| Short problem |
Repeat exactly the lines of the listing below, please, starting with the first and ending with the line containing "(page) at (668,504)"; leave out the rest.
### Recorded information ###
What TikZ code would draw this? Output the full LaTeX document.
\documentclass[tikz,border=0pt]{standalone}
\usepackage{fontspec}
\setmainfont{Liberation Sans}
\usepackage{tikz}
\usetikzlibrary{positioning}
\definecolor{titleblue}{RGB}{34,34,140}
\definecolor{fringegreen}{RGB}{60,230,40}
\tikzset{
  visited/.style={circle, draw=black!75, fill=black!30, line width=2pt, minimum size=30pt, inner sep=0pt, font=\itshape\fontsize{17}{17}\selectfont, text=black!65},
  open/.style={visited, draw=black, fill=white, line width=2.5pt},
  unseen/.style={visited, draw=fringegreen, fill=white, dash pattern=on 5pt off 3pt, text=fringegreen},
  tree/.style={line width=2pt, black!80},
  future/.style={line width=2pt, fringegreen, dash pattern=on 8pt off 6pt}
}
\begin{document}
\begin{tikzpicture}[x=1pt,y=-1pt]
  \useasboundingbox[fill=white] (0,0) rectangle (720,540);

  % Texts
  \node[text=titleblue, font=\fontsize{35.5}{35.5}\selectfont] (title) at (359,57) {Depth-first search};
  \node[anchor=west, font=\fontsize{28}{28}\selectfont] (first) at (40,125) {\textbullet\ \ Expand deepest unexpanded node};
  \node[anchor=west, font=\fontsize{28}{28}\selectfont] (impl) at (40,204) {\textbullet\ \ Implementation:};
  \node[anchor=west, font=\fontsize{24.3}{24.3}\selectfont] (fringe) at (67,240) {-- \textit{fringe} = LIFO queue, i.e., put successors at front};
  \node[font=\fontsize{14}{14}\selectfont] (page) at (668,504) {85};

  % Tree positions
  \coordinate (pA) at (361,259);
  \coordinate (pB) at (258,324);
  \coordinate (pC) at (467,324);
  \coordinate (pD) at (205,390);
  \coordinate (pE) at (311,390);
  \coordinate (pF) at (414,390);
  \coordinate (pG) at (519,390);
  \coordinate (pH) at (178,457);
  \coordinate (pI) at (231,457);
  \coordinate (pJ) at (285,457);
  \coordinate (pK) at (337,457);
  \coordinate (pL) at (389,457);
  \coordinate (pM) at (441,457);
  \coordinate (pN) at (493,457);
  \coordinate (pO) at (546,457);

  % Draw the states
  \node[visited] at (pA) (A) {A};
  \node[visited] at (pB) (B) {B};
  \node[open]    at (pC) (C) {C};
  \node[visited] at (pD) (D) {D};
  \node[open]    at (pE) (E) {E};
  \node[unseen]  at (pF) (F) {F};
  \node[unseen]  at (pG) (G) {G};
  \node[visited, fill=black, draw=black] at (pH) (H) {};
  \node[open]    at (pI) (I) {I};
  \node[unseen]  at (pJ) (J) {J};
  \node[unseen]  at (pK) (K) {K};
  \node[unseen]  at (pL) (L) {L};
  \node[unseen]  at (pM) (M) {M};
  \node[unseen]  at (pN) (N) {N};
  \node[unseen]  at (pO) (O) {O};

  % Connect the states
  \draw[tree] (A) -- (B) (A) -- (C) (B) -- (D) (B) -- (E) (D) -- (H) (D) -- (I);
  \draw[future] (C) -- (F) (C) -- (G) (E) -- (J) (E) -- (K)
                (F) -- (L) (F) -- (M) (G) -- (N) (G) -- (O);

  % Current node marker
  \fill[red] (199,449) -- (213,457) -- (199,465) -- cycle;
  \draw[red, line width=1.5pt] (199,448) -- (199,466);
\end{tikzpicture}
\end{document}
###
| Exercise answer |
What TikZ code would draw this? Output the full LaTeX document.
\documentclass[tikz,border=0pt]{standalone}
\usepackage{fontspec}
\setmainfont{Liberation Sans}
\usepackage{tikz}
\usetikzlibrary{positioning}
\definecolor{titleblue}{RGB}{34,34,140}
\definecolor{fringegreen}{RGB}{60,230,40}
\tikzset{
  visited/.style={circle, draw=black!75, fill=black!30, line width=2pt, minimum size=30pt, inner sep=0pt, font=\itshape\fontsize{17}{17}\selectfont, text=black!65},
  open/.style={visited, draw=black, fill=white, line width=2.5pt},
  unseen/.style={visited, draw=fringegreen, fill=white, dash pattern=on 5pt off 3pt, text=fringegreen},
  tree/.style={line width=2pt, black!80},
  future/.style={line width=2pt, fringegreen, dash pattern=on 8pt off 6pt}
}
\begin{document}
\begin{tikzpicture}[x=1pt,y=-1pt]
  \useasboundingbox[fill=white] (0,0) rectangle (720,540);

  % Texts
  \node[text=titleblue, font=\fontsize{35.5}{35.5}\selectfont] (title) at (359,57) {Depth-first search};
  \node[anchor=west, font=\fontsize{28}{28}\selectfont] (first) at (40,125) {\textbullet\ \ Expand deepest unexpanded node};
  \node[anchor=west, font=\fontsize{28}{28}\selectfont] (impl) at (40,204) {\textbullet\ \ Implementation:};
  \node[anchor=west, font=\fontsize{24.3}{24.3}\selectfont] (fringe) at (67,240) {-- \textit{fringe} = LIFO queue, i.e., put successors at front};
  \node[font=\fontsize{14}{14}\selectfont] (page) at (668,504) {85};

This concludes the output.